— Begin —

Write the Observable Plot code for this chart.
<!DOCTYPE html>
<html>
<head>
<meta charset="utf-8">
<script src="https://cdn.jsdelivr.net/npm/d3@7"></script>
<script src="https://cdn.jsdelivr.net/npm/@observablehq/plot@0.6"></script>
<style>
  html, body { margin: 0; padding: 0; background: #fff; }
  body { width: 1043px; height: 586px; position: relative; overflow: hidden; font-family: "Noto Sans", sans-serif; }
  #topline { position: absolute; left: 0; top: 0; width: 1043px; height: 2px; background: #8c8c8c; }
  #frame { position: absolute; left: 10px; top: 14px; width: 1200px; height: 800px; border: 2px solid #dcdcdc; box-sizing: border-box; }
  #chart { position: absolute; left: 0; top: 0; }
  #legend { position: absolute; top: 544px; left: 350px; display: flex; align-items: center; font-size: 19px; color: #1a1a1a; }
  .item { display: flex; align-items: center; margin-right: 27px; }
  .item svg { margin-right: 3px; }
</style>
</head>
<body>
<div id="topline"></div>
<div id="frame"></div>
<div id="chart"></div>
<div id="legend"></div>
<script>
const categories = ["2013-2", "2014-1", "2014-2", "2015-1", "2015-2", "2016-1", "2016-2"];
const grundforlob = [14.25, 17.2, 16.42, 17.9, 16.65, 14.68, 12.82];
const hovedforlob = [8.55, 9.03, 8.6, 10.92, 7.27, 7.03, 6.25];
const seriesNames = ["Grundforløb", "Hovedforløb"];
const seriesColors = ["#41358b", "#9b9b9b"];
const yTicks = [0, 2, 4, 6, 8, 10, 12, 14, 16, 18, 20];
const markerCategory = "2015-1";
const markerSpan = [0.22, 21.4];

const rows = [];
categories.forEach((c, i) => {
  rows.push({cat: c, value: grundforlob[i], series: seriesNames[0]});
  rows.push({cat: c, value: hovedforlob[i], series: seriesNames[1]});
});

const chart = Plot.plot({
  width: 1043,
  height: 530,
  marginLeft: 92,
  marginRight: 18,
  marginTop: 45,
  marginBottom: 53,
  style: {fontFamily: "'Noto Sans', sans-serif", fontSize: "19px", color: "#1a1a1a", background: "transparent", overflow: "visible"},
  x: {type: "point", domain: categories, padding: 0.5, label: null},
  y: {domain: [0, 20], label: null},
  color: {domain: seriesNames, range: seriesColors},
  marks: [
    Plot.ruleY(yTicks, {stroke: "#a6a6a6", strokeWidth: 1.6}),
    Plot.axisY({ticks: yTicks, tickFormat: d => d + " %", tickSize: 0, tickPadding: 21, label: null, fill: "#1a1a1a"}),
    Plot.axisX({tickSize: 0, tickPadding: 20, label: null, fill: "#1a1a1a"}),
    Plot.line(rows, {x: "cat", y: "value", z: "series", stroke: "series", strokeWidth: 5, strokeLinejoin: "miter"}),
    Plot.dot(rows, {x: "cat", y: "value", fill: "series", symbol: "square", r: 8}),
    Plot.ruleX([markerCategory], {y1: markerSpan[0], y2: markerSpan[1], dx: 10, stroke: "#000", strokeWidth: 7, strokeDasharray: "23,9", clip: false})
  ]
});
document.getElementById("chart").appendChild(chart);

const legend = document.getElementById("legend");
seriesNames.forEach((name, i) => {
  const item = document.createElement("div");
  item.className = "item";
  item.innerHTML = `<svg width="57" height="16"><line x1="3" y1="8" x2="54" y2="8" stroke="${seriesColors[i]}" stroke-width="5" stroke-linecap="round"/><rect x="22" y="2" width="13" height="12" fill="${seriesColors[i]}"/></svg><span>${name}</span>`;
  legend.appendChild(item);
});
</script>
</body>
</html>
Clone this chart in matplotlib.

— End —

*EXERCISE AIM:* Copy every record above exactly as it appears.

*EXERCISE SOLUTION:*
Write the Observable Plot code for this chart.
<!DOCTYPE html>
<html>
<head>
<meta charset="utf-8">
<script src="https://cdn.jsdelivr.net/npm/d3@7"></script>
<script src="https://cdn.jsdelivr.net/npm/@observablehq/plot@0.6"></script>
<style>
  html, body { margin: 0; padding: 0; background: #fff; }
  body { width: 1043px; height: 586px; position: relative; overflow: hidden; font-family: "Noto Sans", sans-serif; }
  #topline { position: absolute; left: 0; top: 0; width: 1043px; height: 2px; background: #8c8c8c; }
  #frame { position: absolute; left: 10px; top: 14px; width: 1200px; height: 800px; border: 2px solid #dcdcdc; box-sizing: border-box; }
  #chart { position: absolute; left: 0; top: 0; }
  #legend { position: absolute; top: 544px; left: 350px; display: flex; align-items: center; font-size: 19px; color: #1a1a1a; }
  .item { display: flex; align-items: center; margin-right: 27px; }
  .item svg { margin-right: 3px; }
</style>
</head>
<body>
<div id="topline"></div>
<div id="frame"></div>
<div id="chart"></div>
<div id="legend"></div>
<script>
const categories = ["2013-2", "2014-1", "2014-2", "2015-1", "2015-2", "2016-1", "2016-2"];
const grundforlob = [14.25, 17.2, 16.42, 17.9, 16.65, 14.68, 12.82];
const hovedforlob = [8.55, 9.03, 8.6, 10.92, 7.27, 7.03, 6.25];
const seriesNames = ["Grundforløb", "Hovedforløb"];
const seriesColors = ["#41358b", "#9b9b9b"];
const yTicks = [0, 2, 4, 6, 8, 10, 12, 14, 16, 18, 20];
const markerCategory = "2015-1";
const markerSpan = [0.22, 21.4];

const rows = [];
categories.forEach((c, i) => {
  rows.push({cat: c, value: grundforlob[i], series: seriesNames[0]});
  rows.push({cat: c, value: hovedforlob[i], series: seriesNames[1]});
});

const chart = Plot.plot({
  width: 1043,
  height: 530,
  marginLeft: 92,
  marginRight: 18,
  marginTop: 45,
  marginBottom: 53,
  style: {fontFamily: "'Noto Sans', sans-serif", fontSize: "19px", color: "#1a1a1a", background: "transparent", overflow: "visible"},
  x: {type: "point", domain: categories, padding: 0.5, label: null},
  y: {domain: [0, 20], label: null},
  color: {domain: seriesNames, range: seriesColors},
  marks: [
    Plot.ruleY(yTicks, {stroke: "#a6a6a6", strokeWidth: 1.6}),
    Plot.axisY({ticks: yTicks, tickFormat: d => d + " %", tickSize: 0, tickPadding: 21, label: null, fill: "#1a1a1a"}),
    Plot.axisX({tickSize: 0, tickPadding: 20, label: null, fill: "#1a1a1a"}),
    Plot.line(rows, {x: "cat", y: "value", z: "series", stroke: "series", strokeWidth: 5, strokeLinejoin: "miter"}),
    Plot.dot(rows, {x: "cat", y: "value", fill: "series", symbol: "square", r: 8}),
    Plot.ruleX([markerCategory], {y1: markerSpan[0], y2: markerSpan[1], dx: 10, stroke: "#000", strokeWidth: 7, strokeDasharray: "23,9", clip: false})
  ]
});
document.getElementById("chart").appendChild(chart);

const legend = document.getElementById("legend");
seriesNames.forEach((name, i) => {
  const item = document.createElement("div");
  item.className = "item";
  item.innerHTML = `<svg width="57" height="16"><line x1="3" y1="8" x2="54" y2="8" stroke="${seriesColors[i]}" stroke-width="5" stroke-linecap="round"/><rect x="22" y="2" width="13" height="12" fill="${seriesColors[i]}"/></svg><span>${name}</span>`;
  legend.appendChild(item);
});
</script>
</body>
</html>
Clone this chart in matplotlib.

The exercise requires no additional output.